With the housing market finally showing signs of bottoming, here are 5 single-digit stocks to play the recovery.
Bank of America Corp (BAC)
BAC is one of the largest U.S. mortgage holders in the world. BAC's mortgage exposure has led to massive losses over the past 5 years. However, BAC is now in a position to benefit from an improving housing market. A bottom in housing prices will lead to a decline in the number of foreclosures for BAC. A stronger housing market also means more consumers are borrowing money to buy houses, this is also bullish for BAC.

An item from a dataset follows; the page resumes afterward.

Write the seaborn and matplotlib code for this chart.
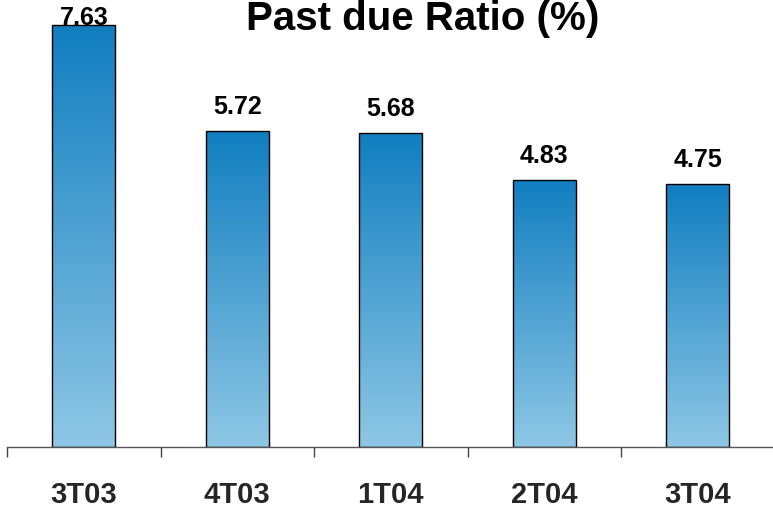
import numpy as np
import pandas as pd
import matplotlib
matplotlib.use("Agg")
import matplotlib.pyplot as plt
from matplotlib.colors import LinearSegmentedColormap
import seaborn as sns

quarters = ["3T03", "4T03", "1T04", "2T04", "3T04"]
ratios = [7.63, 5.72, 5.68, 4.83, 4.75]

df = pd.DataFrame({"quarter": quarters, "ratio": ratios})

sns.set_style("white")
plt.rcParams["font.family"] = ["Liberation Sans", "DejaVu Sans"]

fig = plt.figure(figsize=(7.73, 5.10), dpi=100)
ax = fig.add_axes([7 / 773, 1 - 448 / 510, 1 - 7 / 773, 448 / 510])

sns.barplot(data=df, x="quarter", y="ratio", width=0.41, color="#117ec0",
            edgecolor="black", linewidth=1.0, ax=ax)

# vertical gradient in each bar: dark blue top -> light blue bottom
cmap = LinearSegmentedColormap.from_list("bar", ["#8ec7e5", "#117ec0"])
grad = np.linspace(0, 1, 256).reshape(-1, 1)
for p in ax.patches:
    x0, y0 = p.get_x(), p.get_y()
    w, h = p.get_width(), p.get_height()
    im = ax.imshow(grad, cmap=cmap, origin="lower", aspect="auto",
                   extent=[x0, x0 + w, y0, y0 + h], zorder=1)
    im.set_clip_path(p)
    p.set_facecolor("none")
    p.set_zorder(2)

ax.set_xlim(-0.5, 4.49)
ax.set_ylim(0, 8.10)

for i, v in enumerate(ratios):
    ax.text(i, min(v + 0.325, 7.65), f"{v:.2f}", ha="center", va="baseline",
            fontsize=18, fontweight="bold", color="black", zorder=3)

ax.set_xlabel("")
ax.set_ylabel("")
ax.set_yticks([])
ax.set_xticks(range(len(quarters)))
ax.set_xticklabels(quarters, fontsize=21, fontweight="bold")
ax.set_xticks(np.arange(-0.5, 4.0, 1.0), minor=True)
ax.tick_params(axis="x", which="major", length=0, pad=24)
ax.tick_params(axis="x", which="minor", length=7, width=1, direction="out",
               color="#444444", bottom=True)

for s in ["top", "right", "left"]:
    ax.spines[s].set_visible(False)
ax.spines["bottom"].set_color("#555555")
ax.spines["bottom"].set_linewidth(1.0)

fig.text(423 / 773, 1 - 30 / 510, "Past due Ratio (%)", ha="center",
         va="baseline", fontsize=29, fontweight="bold", color="black")

fig.savefig("out.png", dpi=100)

MGIC Investement Corp (MTG)
MTG is a private mortgage insurer. MTG has suffered from the weak housing market because it has been forced to pay claims on mortgages that it insured. However, MTG is now positioned to benefit from a stronger housing market. (for more detail on MTG click here)

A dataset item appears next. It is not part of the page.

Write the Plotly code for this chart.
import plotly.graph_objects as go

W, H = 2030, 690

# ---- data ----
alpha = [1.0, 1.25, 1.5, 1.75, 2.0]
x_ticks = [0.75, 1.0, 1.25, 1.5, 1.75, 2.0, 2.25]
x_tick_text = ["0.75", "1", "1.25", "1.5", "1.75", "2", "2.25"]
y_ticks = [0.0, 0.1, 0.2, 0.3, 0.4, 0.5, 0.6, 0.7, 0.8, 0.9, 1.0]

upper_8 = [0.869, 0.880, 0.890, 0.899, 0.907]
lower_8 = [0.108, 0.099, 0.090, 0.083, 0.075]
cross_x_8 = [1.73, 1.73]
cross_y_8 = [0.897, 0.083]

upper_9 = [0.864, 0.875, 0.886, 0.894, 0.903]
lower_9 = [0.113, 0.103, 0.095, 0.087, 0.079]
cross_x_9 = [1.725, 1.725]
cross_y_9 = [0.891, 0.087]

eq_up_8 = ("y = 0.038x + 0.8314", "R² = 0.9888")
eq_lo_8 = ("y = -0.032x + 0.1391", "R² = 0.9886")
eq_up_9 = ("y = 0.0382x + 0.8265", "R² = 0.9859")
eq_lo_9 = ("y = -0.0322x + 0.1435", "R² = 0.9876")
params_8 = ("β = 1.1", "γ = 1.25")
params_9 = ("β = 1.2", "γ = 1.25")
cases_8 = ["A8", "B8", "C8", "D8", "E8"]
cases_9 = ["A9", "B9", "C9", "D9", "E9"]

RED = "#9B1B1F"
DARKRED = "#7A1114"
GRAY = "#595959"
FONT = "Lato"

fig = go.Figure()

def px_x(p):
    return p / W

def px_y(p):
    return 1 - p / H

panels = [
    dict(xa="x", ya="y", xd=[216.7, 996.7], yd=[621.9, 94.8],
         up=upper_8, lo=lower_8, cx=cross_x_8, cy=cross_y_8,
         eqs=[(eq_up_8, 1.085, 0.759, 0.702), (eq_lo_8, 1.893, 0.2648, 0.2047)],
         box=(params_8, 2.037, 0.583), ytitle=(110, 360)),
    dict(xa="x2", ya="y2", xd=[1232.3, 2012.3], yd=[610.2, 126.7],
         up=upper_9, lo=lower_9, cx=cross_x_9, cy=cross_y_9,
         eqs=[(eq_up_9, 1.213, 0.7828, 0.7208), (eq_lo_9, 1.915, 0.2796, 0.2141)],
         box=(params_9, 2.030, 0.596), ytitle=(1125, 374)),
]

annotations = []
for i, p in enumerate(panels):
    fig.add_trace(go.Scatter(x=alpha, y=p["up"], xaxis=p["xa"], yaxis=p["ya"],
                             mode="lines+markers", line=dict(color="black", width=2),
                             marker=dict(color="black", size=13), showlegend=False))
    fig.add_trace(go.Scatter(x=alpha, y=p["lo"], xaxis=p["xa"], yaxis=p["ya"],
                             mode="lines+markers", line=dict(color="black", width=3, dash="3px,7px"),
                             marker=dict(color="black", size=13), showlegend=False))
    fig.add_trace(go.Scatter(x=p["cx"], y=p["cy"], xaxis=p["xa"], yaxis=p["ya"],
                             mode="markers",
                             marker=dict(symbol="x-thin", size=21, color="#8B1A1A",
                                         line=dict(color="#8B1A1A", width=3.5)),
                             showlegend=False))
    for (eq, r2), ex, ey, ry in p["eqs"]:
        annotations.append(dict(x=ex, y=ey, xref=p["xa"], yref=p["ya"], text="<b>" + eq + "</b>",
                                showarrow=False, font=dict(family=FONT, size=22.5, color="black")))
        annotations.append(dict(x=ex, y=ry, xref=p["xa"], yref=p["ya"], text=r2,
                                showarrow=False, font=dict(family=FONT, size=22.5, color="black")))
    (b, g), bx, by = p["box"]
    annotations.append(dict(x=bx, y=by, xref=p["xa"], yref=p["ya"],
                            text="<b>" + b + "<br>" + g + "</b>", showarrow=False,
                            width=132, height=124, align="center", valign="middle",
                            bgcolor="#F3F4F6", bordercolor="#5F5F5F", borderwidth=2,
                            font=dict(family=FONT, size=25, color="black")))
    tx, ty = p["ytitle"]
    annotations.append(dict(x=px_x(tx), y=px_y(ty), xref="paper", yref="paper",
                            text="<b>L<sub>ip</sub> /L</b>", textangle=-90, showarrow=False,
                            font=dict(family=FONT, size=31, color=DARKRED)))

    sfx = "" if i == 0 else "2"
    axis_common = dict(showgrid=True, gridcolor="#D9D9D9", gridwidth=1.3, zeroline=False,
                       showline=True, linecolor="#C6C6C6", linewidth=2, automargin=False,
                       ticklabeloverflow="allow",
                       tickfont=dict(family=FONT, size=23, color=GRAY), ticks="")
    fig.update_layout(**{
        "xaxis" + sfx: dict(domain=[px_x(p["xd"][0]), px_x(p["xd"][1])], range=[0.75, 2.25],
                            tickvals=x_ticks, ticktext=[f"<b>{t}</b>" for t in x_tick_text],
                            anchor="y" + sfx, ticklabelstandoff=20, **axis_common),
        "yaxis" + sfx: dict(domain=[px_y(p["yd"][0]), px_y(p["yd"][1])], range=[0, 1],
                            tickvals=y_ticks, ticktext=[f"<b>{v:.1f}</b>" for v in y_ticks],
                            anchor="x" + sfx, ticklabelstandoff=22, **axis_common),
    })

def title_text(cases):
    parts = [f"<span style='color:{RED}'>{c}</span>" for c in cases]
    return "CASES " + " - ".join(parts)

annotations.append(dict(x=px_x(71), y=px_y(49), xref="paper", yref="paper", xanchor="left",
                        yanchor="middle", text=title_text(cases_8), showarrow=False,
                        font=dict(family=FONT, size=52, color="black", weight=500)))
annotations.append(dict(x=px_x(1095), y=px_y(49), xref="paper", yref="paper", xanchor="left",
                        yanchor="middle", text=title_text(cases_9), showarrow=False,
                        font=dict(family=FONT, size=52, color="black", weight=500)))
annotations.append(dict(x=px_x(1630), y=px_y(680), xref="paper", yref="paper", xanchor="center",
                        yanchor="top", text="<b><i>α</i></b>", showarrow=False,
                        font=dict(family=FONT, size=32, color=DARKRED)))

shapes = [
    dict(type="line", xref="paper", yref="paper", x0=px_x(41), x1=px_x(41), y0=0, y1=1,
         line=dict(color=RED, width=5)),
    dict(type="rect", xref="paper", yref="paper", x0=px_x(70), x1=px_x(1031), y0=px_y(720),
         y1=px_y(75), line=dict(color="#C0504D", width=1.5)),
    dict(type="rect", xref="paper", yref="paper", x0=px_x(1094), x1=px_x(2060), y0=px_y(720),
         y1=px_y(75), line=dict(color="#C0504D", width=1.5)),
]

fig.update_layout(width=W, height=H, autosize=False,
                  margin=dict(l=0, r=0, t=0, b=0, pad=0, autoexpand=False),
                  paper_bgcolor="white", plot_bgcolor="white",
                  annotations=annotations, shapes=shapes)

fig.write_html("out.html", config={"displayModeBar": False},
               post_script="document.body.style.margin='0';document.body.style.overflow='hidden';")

Louisiana Pacific Corp (LPX)
LPX manufactures building products. Specifically, LPX is highly leveraged to lumber prices. An improving housing market means more demand for the products that LPX produces. LPX has a high short interest, over 15%, if there is any good news for LPX the stock is a good candidate for a short squeeze.

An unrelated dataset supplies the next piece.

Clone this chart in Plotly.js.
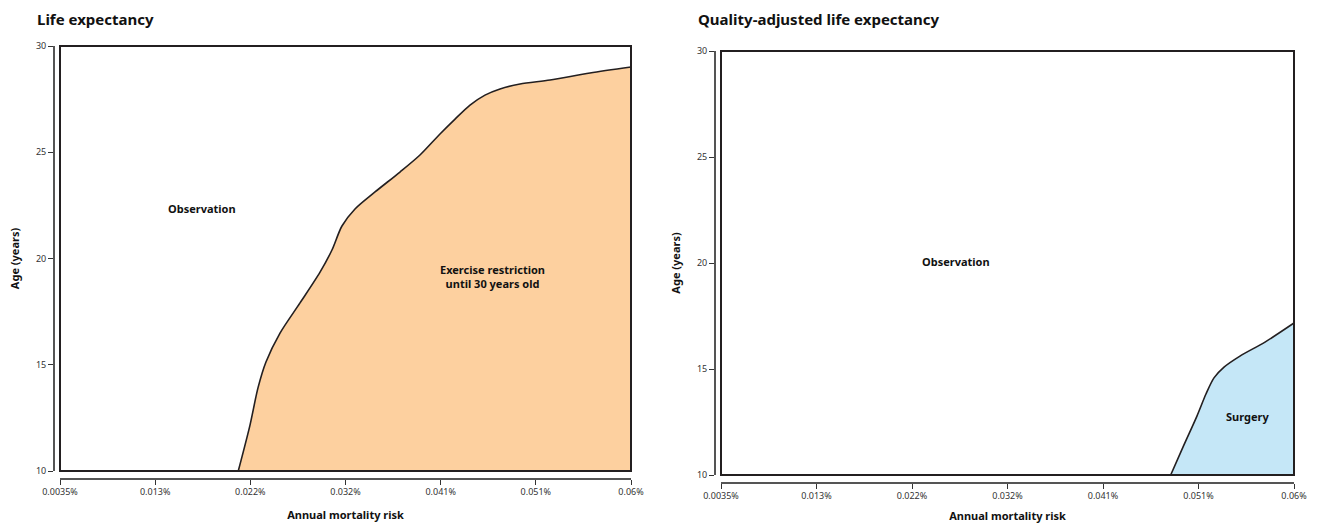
<!DOCTYPE html>
<html>
<head>
<meta charset="utf-8">
<script src="https://cdn.plot.ly/plotly-3.0.1.min.js"></script>
<style>html,body{margin:0;padding:0;background:#fff;}#chart{width:1318px;height:523px;}</style>
</head>
<body>
<div id="chart"></div>
<script>
// Tick labels (annual mortality risk) and their positions on the axis
const tickLabels = ["0.0035%", "0.013%", "0.022%", "0.032%", "0.041%", "0.051%", "0.06%"];
const tickVals = [0.0035, 0.012917, 0.022333, 0.03175, 0.041167, 0.050583, 0.06];
const yTickVals = [10, 15, 20, 25, 30];

// Life expectancy: boundary between Observation and Exercise restriction
const leRisk = [0.02114, 0.0223, 0.02309, 0.02388, 0.02527, 0.02725, 0.02923, 0.03041, 0.0314, 0.03269, 0.03467, 0.03714, 0.03912, 0.0411, 0.04259, 0.04407, 0.04555, 0.04704, 0.04902, 0.05199, 0.05594, 0.06];
const leAge  = [10, 12.16, 13.91, 15.13, 16.49, 17.91, 19.36, 20.40, 21.53, 22.33, 23.13, 24.07, 24.87, 25.86, 26.56, 27.22, 27.69, 27.98, 28.21, 28.40, 28.73, 29.01];

// Quality-adjusted life expectancy: boundary between Observation and Surgery
const qaRisk = [0.04784, 0.04915, 0.05043, 0.05132, 0.05211, 0.0531, 0.05467, 0.05714, 0.06];
const qaAge  = [10, 11.42, 12.78, 13.82, 14.58, 15.09, 15.61, 16.27, 17.17];

const FONT = "Noto Sans, Open Sans, sans-serif";
const lineCol = "#231f20";

function region(xs, ys, color, xa, ya) {
  return {
    x: xs, y: ys, xaxis: xa, yaxis: ya,
    type: "scatter", mode: "lines",
    fill: "tozeroy", fillcolor: color,
    line: {color: lineCol, width: 1.6, shape: "spline", smoothing: 0.8},
    hoverinfo: "skip", showlegend: false
  };
}

const data = [
  region(leRisk, leAge, "#fdd09f", "x", "y"),
  region(qaRisk, qaAge, "#c5e7f7", "x2", "y2")
];

function xAxis(domain, pos) {
  return {
    domain: domain, anchor: "free", position: pos,
    range: [0.0035, 0.06], tickmode: "array", tickvals: tickVals, ticktext: tickLabels,
    showgrid: false, zeroline: false, showline: true, linecolor: "#555", linewidth: 1.5,
    ticks: "outside", ticklen: 5, tickwidth: 1, tickcolor: "#333",
    tickfont: {family: FONT, size: 9, color: "#333"},
    title: {text: "<b>Annual mortality risk</b>", font: {family: FONT, size: 11, color: "#111"}, standoff: 14}
  };
}
function yAxis(domain, pos) {
  return {
    domain: domain, anchor: "free", position: pos,
    range: [10, 30], tickmode: "array", tickvals: yTickVals,
    showgrid: false, zeroline: false, showline: true, linecolor: "#555", linewidth: 1.5,
    ticks: "outside", ticklen: 5, tickwidth: 1, tickcolor: "#333",
    tickfont: {family: FONT, size: 9, color: "#333"},
    title: {text: "<b>Age (years)</b>", font: {family: FONT, size: 11, color: "#111"}, standoff: 12}
  };
}

const layout = {
  width: 1318, height: 523,
  margin: {l: 0, r: 0, t: 0, b: 0},
  paper_bgcolor: "#fff", plot_bgcolor: "#fff",
  showlegend: false,
  xaxis: xAxis([60/1318, 631/1318], 45/523),
  yaxis: yAxis([52/523, 477/523], 53/1318),
  xaxis2: xAxis([721/1318, 1294/1318], 41/523),
  yaxis2: yAxis([48/523, 472/523], 714/1318),
  shapes: [
    {type: "rect", xref: "x domain", yref: "y domain", x0: 0, x1: 1, y0: 0, y1: 1, line: {color: lineCol, width: 2}},
    {type: "rect", xref: "x2 domain", yref: "y2 domain", x0: 0, x1: 1, y0: 0, y1: 1, line: {color: lineCol, width: 2}}
  ],
  annotations: [
    {text: "<b>Life expectancy</b>", xref: "paper", yref: "paper", x: 35/1318, y: 1 - 19/523, xanchor: "left", yanchor: "middle", showarrow: false, font: {family: FONT, size: 15, color: "#111"}},
    {text: "<b>Quality-adjusted life expectancy</b>", xref: "paper", yref: "paper", x: 696/1318, y: 1 - 19/523, xanchor: "left", yanchor: "middle", showarrow: false, font: {family: FONT, size: 15, color: "#111"}},
    {text: "<b>Observation</b>", xref: "x", yref: "y", x: 0.01755, y: 22.33, showarrow: false, font: {family: FONT, size: 11, color: "#111"}},
    {text: "<b>Exercise restriction<br>until 30 years old</b>", xref: "x", yref: "y", x: 0.04625, y: 19.13, showarrow: false, font: {family: FONT, size: 11, color: "#111"}},
    {text: "<b>Observation</b>", xref: "x2", yref: "y2", x: 0.02667, y: 20.05, showarrow: false, font: {family: FONT, size: 11, color: "#111"}},
    {text: "<b>Surgery</b>", xref: "x2", yref: "y2", x: 0.05546, y: 12.78, showarrow: false, font: {family: FONT, size: 11, color: "#111"}}
  ]
};

Plotly.newPlot("chart", data, layout, {displayModeBar: false, staticPlot: true});
</script>
</body>
</html>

Regions Financial Corp (RF)
RF is a large regional bank with a big mortgage business. Like BAC, RF has suffered major loses over the past 5 year because of mortgage exposure. However, with an improving housing market RF is poised to benefit. RF recently announced plans to sell $900 million in new shares in order to repay TARP money.
Pulte Group Inc (PHM)
PHM is a large homebuilder. Due to the vast number of foreclosed houses, PHM has had a difficult time selling new homes over the past few years. A recovery in housing prices will certainly help PHM.
BAC, MTG, LPX, RF, and PHM are all good plays on the recovery of the housing market.